When choosing accommodation for your travels it’s easy to become overwhelmed. There are now a hundred comparison sites, comparing thousands of hostels, hotels, B&Bs, apartment rentals, and everything else. You can easily spend hours trawling through them all, looking at pictures, and clicking through reviews. And more than likely, what you’ll end up with is a room with a bed and a shower. A completely forgettable room, with matching lampshades and white bed linen. A receptionist, whose demeanor you’ll comment on in your trip-advisor review, but whose face you will have forgotten the moment you wheel your case out the door. You’ll look back on your trip and think about all the amazing things you saw and places you went, but won’t remember a single room you stayed in.
I never considered this to be an issue before I tried doing something different. I was in Nicaragua in Central America and had stayed in a string of awful hostels. We were planning our next stop, at an island in the middle of Lake Nicaragua, named Ometepe. I found a company that we’re working with local families to provide authentic accommodation to travelers in the form of a homestay. Not only does this hugely benefit the underprivileged communities on the island, but it also allows us, the travelers, to get a unique sense of what life on the island is actually like.
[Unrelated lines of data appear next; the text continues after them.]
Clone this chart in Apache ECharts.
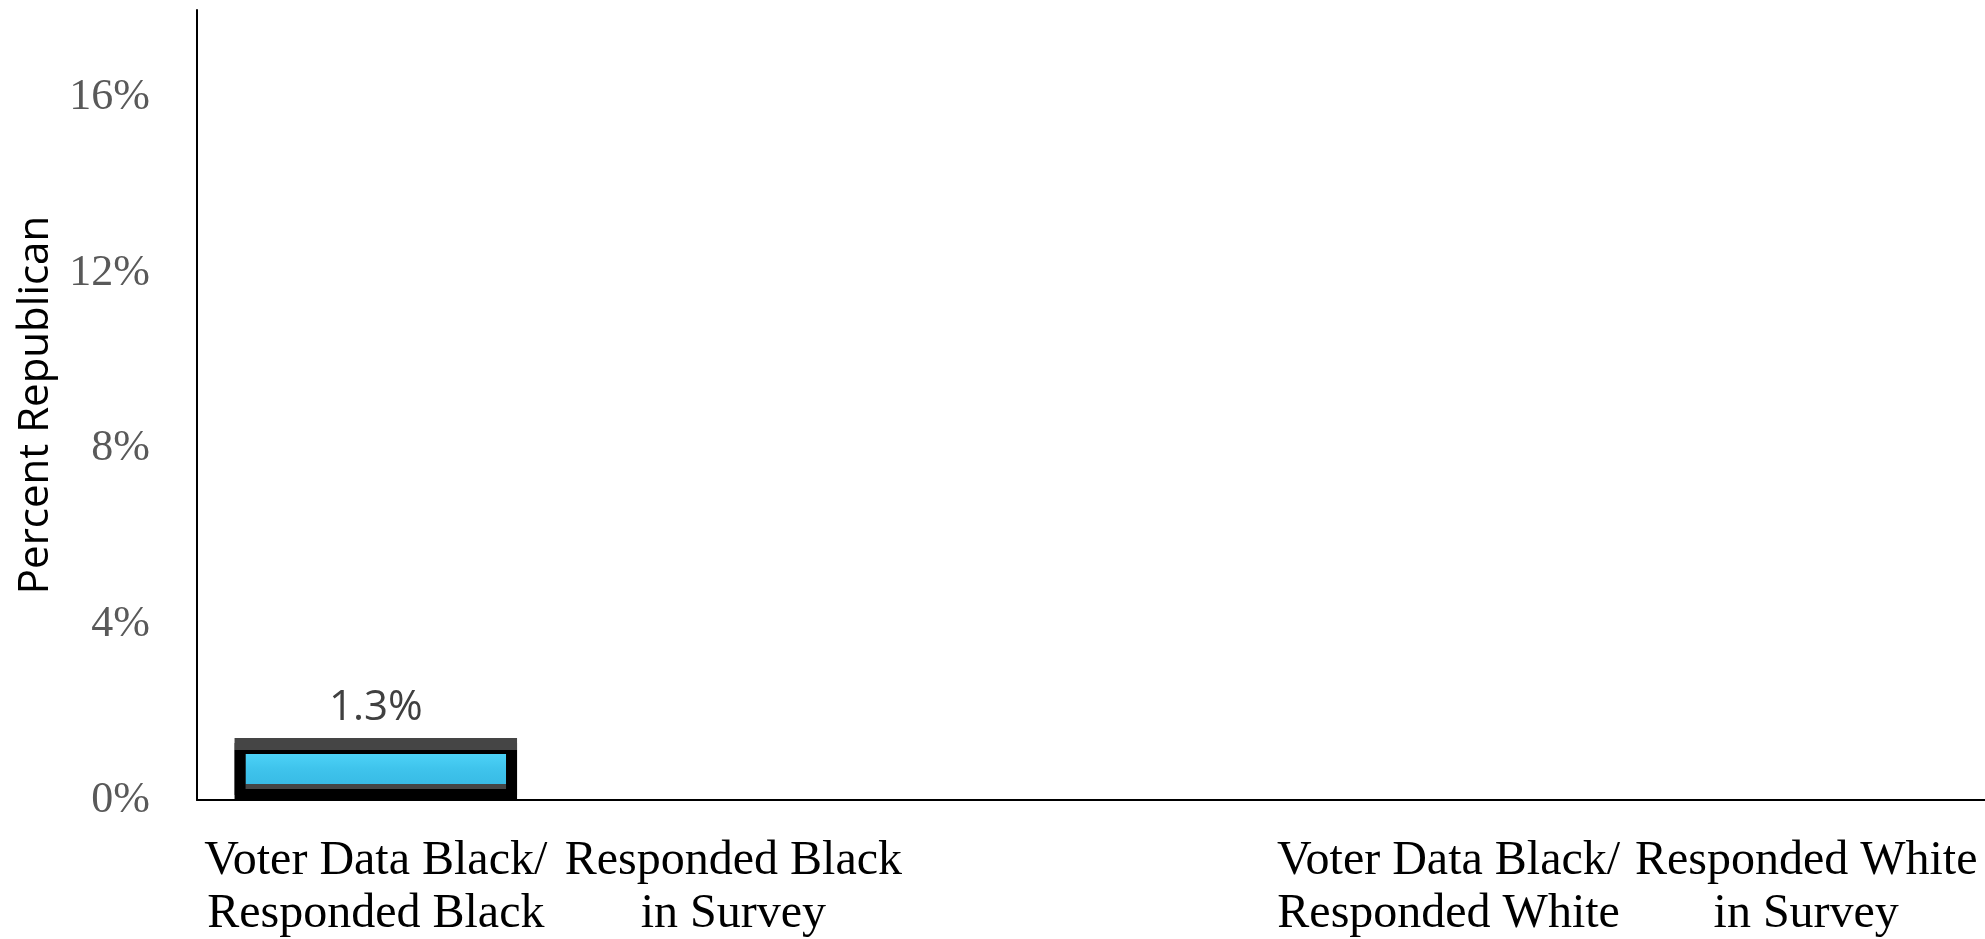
<!DOCTYPE html>
<html>
<head>
<meta charset="utf-8">
<script src="https://cdn.jsdelivr.net/npm/echarts@6/dist/echarts.min.js"></script>
<style>
  html, body { margin: 0; padding: 0; background: #fff; }
  #chart { width: 1985px; height: 939px; }
</style>
</head>
<body>
<div id="chart"></div>
<script>
const categories = [
  'Voter Data Black/\nResponded Black',
  'Responded Black\nin Survey',
  '',
  'Voter Data Black/\nResponded White',
  'Responded White\nin Survey'
];
const values = [1.3, 0, null, 0, 0];
const yTicks = [0, 4, 8, 12, 16];

const chart = echarts.init(document.getElementById('chart'));
const barStyle = {
  color: {
    type: 'linear', x: 0, y: 0, x2: 0, y2: 1,
    colorStops: [
      { offset: 0, color: '#56dcff' },
      { offset: 0.45, color: '#3fc4ec' },
      { offset: 1, color: '#32b2df' }
    ]
  },
  borderColor: {
    type: 'linear', x: 0, y: 0, x2: 0, y2: 1,
    colorStops: [
      { offset: 0, color: '#454545' },
      { offset: 0.12, color: '#454545' },
      { offset: 0.13, color: '#000' },
      { offset: 1, color: '#000' }
    ]
  },
  borderWidth: 11,
  shadowColor: '#454545',
  shadowBlur: 0,
  shadowOffsetY: -5
};

chart.setOption({
  animation: false,
  grid: {
    left: 197, right: 0, top: 10, bottom: 139,
    containLabel: false,
    outerBoundsMode: 'none'
  },
  xAxis: {
    type: 'category',
    data: categories,
    axisLine: { lineStyle: { color: '#000', width: 2 } },
    axisTick: { show: false },
    axisLabel: {
      interval: 0,
      margin: 35,
      color: '#000',
      fontFamily: 'Liberation Serif',
      fontSize: 48,
      lineHeight: 53,
      align: 'center'
    }
  },
  yAxis: {
    type: 'value',
    min: 0,
    max: 18,
    interval: 4,
    name: 'Percent Republican',
    nameLocation: 'middle',
    nameGap: 140,
    nameTextStyle: { fontFamily: 'Open Sans', fontSize: 42, color: '#000' },
    axisLine: { show: true, lineStyle: { color: '#000', width: 2 } },
    axisTick: { show: false },
    splitLine: { show: false },
    axisLabel: {
      showMaxLabel: false,
      margin: 47,
      color: '#595959',
      fontFamily: 'Liberation Serif',
      fontSize: 44,
      formatter: v => (yTicks.includes(v) ? v + '%' : '')
    }
  },
  series: [{
    type: 'bar',
    barCategoryGap: '21%',
    data: values.map(v => ({
      value: v,
      itemStyle: v > 0 ? barStyle : { borderWidth: 0, color: '#000' }
    })),
    label: {
      show: true,
      position: 'top',
      distance: 14,
      fontFamily: 'Open Sans',
      fontSize: 42,
      color: '#404040',
      formatter: p => (p.value > 0 ? p.value + '%' : '')
    }
  }]
});
</script>
</body>
</html>
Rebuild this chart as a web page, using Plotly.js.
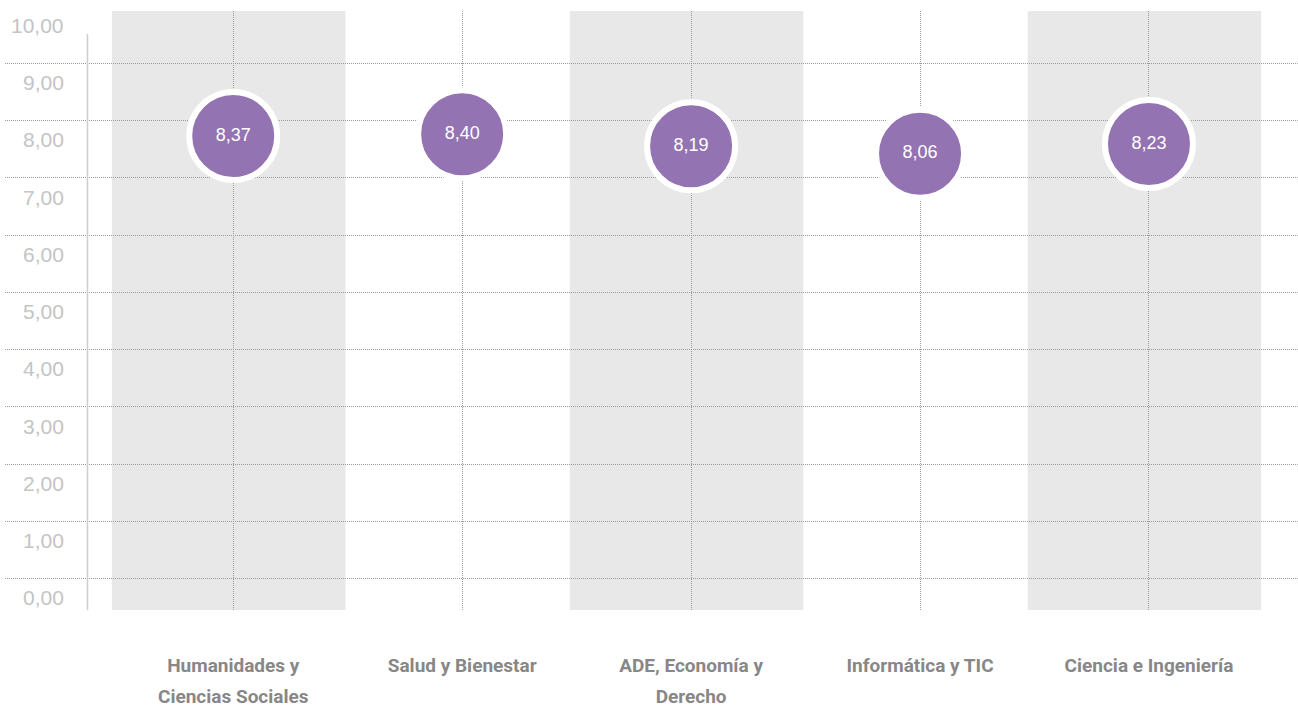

We arrived on the island by ‘chicken ferry’ and got a bus to the Puesta del Sol community. Here we were welcomed by our hosts and shown to our room. The rooms are extremely basic, essentially just a bed with a mosquito net. There’s also a shower room next door- but don’t expect hot water! You’ll live as the locals do, so that means no air-con, mini-fridge, or omelet station at breakfast. But it also means you’ll get to meet a native family, get a sense of the community, and try real authentic food from the region.
You can practice your language skills as most likely the people you’re staying with won’t speak English. They’ll also have true insider knowledge of the best things to see and do in the area. You’ll probably have to find ways to communicate to get around the language barrier. There’s nothing that quite describes the feeling of communicating with someone without using words. Truly gratifying and utterly unforgettable.
The homestays are often organized by companies, so there’ll probably be a community area with Internet access (if you’re at all worried about being off the grid!). At the Ometepe homestay, this was set just off a deserted beach, complete with hammocks and the most blissful sunsets. Proves more than anything that you don’t have to pay for five-star accommodation to enjoy paradise!
If you’re thinking of visiting somewhere where it’s possible to take part in a homestay, I can’t recommend the experience enough. Not only can you feel good about giving back to the communities in the area you’re visiting, but you can also fully appreciate and understand their way of life. Not to mention make new friends and feel touched by a place in ways you never will have before!